Ici, on a réussi le vivre ensemble que certaines croyances (à caractère religieux d’ailleurs où dominent les pratiques importées) qui tendent à stigmatiser certaines pratiques culturelles locales au risque de les détruire. De même qu’en Casamance, dans le pays ajamaat authentique, nous l’avons dit prédomine une société sans classe comparée au reste du Sénégal où le néo-féodalisme des élites s’explique par la résistance des rapports sociaux de classes anciens.

Bâtir de nouveaux États-nations ?

Peut-on continuellement penser que le concept d’État-nation est intouchable ?

Il y a forcément quelque chose que l’on devrait tirer de la situation casamançaise. En 2011, jeune chercheur, quand le Président Wade soutenait la rébellion contre le Guide libyen Kadhafi, nous n’avions pas hésité à l’interpeller sur la possibilité d’un État casamançais pour construire sur les décombres de la confédération sénégambienne.

Derrière cette proposition provocatrice pour questionner les agissements d’un « Président Ceddo en cravate » qui rusait avec l’État-nation sénégalais contre un autre État-nation (s) frère, la Libye ; se dévoilait une vérité qui trahit une certaine paresse intellectuelle qu’utilise « l’État-nation profond » pour tétaniser les esprits qui travaillent sur la compréhension d’un phénomène de conflit établi dans les territoires de la Sierragambie. Posons la problématique autrement : peut-on avoir une Alliance des États du Sahel (AES), sachant que c’est une des conséquences de la chute de la Libye de Kadhafi que nous défendions en 2011 qui amène à réimaginer le sahel ? 

Historiquement, les États du Sénégal et du Soudan (Mali actuel) sont nés sous la Fédération de la République du Mali. Par la force des choses, le Mali est aujourd’hui en alliance sécuritaire avec le Niger et le Burkina Faso. 

L’échec de la Fédération du Mali ne prend souvent pas en compte le fait que ses ambitions politiques rusaient sur comment intégrer la Gambie (et peut-être plus tard la Guinée-Bissau) sans donner des appétits aux élites de la Casamance plus grande que la Gambie. 

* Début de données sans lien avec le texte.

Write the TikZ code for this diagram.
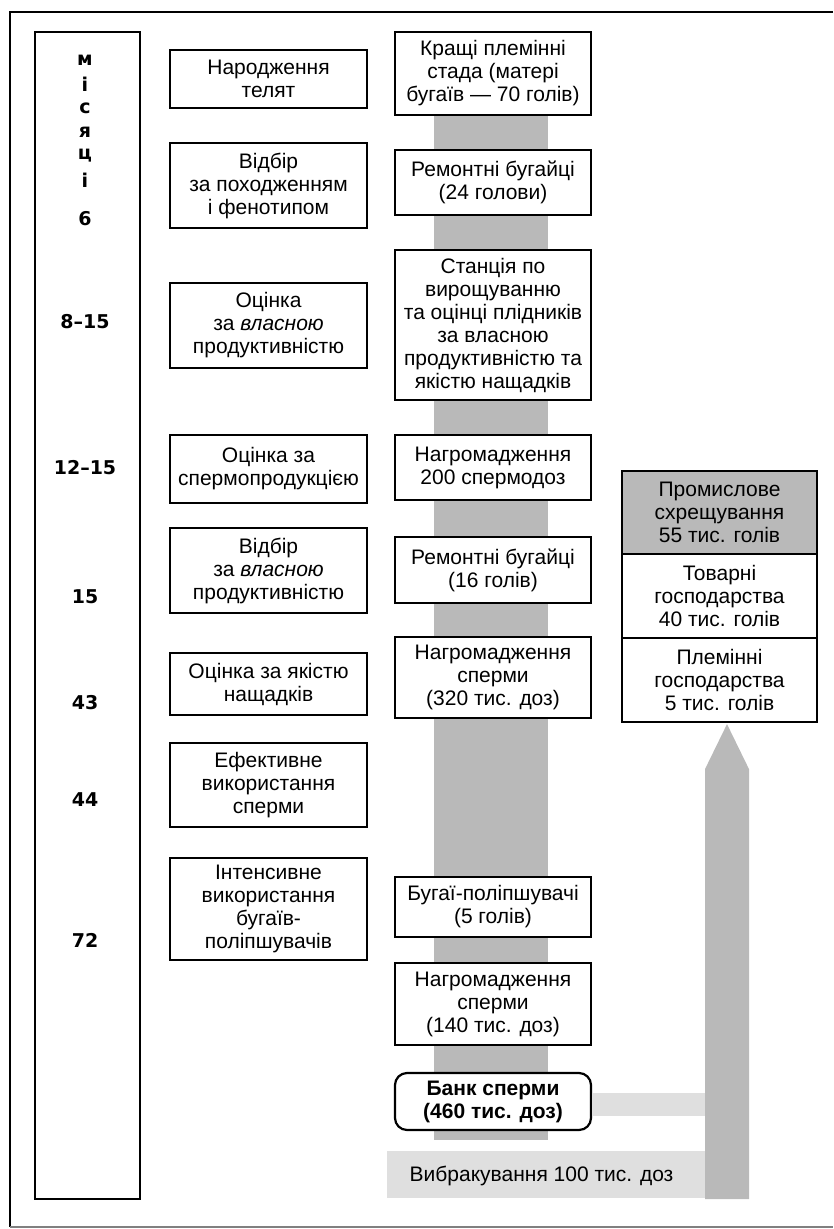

Conséquence, même après la fin de la Fédération du Mali, la Confédération sénégambienne proposée n’a jamais su mettre fin aux ruses politiques. Quelle décentralisation poussée mettre en place de manière que la singularité de la Casamance par rapport aux différents États — Sénégal, Gambie (Guinée-Bissau) — puisse mettre fin à toutes les possibles conflictualités ?

À l’image de l’AES pourquoi ne pas revoir la notion de « nationalité » dans les États-nations actuels de la côte Ouest Atlantique de manière que la Casamance soit un espace national, une administration bâtie sur le modèle des subnationalismes environnants.